Start of Collected data

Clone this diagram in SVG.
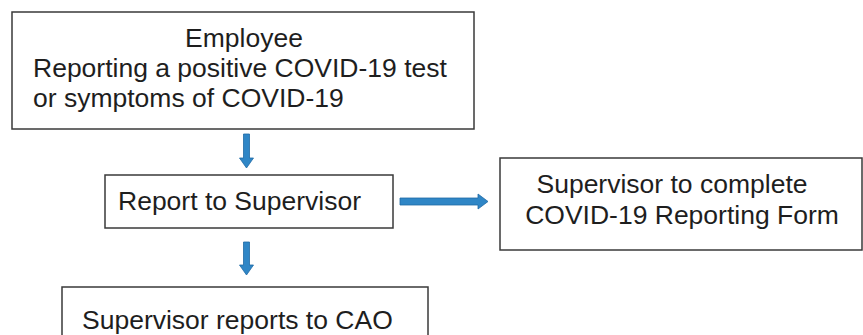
<svg xmlns="http://www.w3.org/2000/svg" width="863" height="335" viewBox="0 0 863 335">
<style>
.box{fill:#fff;stroke:#3a3a3a;stroke-width:1.5}
.t{font-family:"Liberation Sans",Arial,sans-serif;font-size:26.5px;fill:#1e1e1e}
.arr{fill:#2f86c6;stroke:#1f6aa5;stroke-width:0.8}
</style>
<rect width="863" height="335" fill="#fff"/>
<g id="employee">
<rect class="box" x="12" y="12" width="462" height="117"/>
<text class="t" x="244" y="47" text-anchor="middle">Employee</text>
<text class="t" x="33" y="77">Reporting a positive COVID-19 test</text>
<text class="t" x="33" y="107">or symptoms of COVID-19</text>
</g>
<g id="report">
<rect class="box" x="105" y="175" width="288" height="53"/>
<text class="t" x="118" y="210">Report to Supervisor</text>
</g>
<g id="form">
<rect class="box" x="500" y="158" width="362" height="92"/>
<text class="t" x="672" y="193" text-anchor="middle">Supervisor to complete</text>
<text class="t" x="682" y="224" text-anchor="middle">COVID-19 Reporting Form</text>
</g>
<g id="cao">
<rect class="box" x="62" y="287" width="366" height="60"/>
<text class="t" x="82" y="329">Supervisor reports to CAO</text>
</g>
<g id="connectors">
<path class="arr" d="M243.5,134 H249.5 V158 H253.5 L246.5,168 L239.5,158 H243.5 Z"/>
<path class="arr" d="M243.5,242 H249.5 V265 H253.5 L246.5,275 L239.5,265 H243.5 Z"/>
<path class="arr" d="M400,198 H478 V194 L488,201.5 L478,209 V205 H400 Z"/>
</g>
</svg>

End of Collected data

_Given exercise_:
Using the data above, print every line exactly, omitting pictures.

_Finished task_:
Clone this diagram in SVG.
<svg xmlns="http://www.w3.org/2000/svg" width="863" height="335" viewBox="0 0 863 335">
<style>
.box{fill:#fff;stroke:#3a3a3a;stroke-width:1.5}
.t{font-family:"Liberation Sans",Arial,sans-serif;font-size:26.5px;fill:#1e1e1e}
.arr{fill:#2f86c6;stroke:#1f6aa5;stroke-width:0.8}
</style>
<rect width="863" height="335" fill="#fff"/>
<g id="employee">
<rect class="box" x="12" y="12" width="462" height="117"/>
<text class="t" x="244" y="47" text-anchor="middle">Employee</text>
<text class="t" x="33" y="77">Reporting a positive COVID-19 test</text>
<text class="t" x="33" y="107">or symptoms of COVID-19</text>
</g>
<g id="report">
<rect class="box" x="105" y="175" width="288" height="53"/>
<text class="t" x="118" y="210">Report to Supervisor</text>
</g>
<g id="form">
<rect class="box" x="500" y="158" width="362" height="92"/>
<text class="t" x="672" y="193" text-anchor="middle">Supervisor to complete</text>
<text class="t" x="682" y="224" text-anchor="middle">COVID-19 Reporting Form</text>
</g>
<g id="cao">
<rect class="box" x="62" y="287" width="366" height="60"/>
<text class="t" x="82" y="329">Supervisor reports to CAO</text>
</g>
<g id="connectors">
<path class="arr" d="M243.5,134 H249.5 V158 H253.5 L246.5,168 L239.5,158 H243.5 Z"/>
<path class="arr" d="M243.5,242 H249.5 V265 H253.5 L246.5,275 L239.5,265 H243.5 Z"/>
<path class="arr" d="M400,198 H478 V194 L488,201.5 L478,209 V205 H400 Z"/>
</g>
</svg>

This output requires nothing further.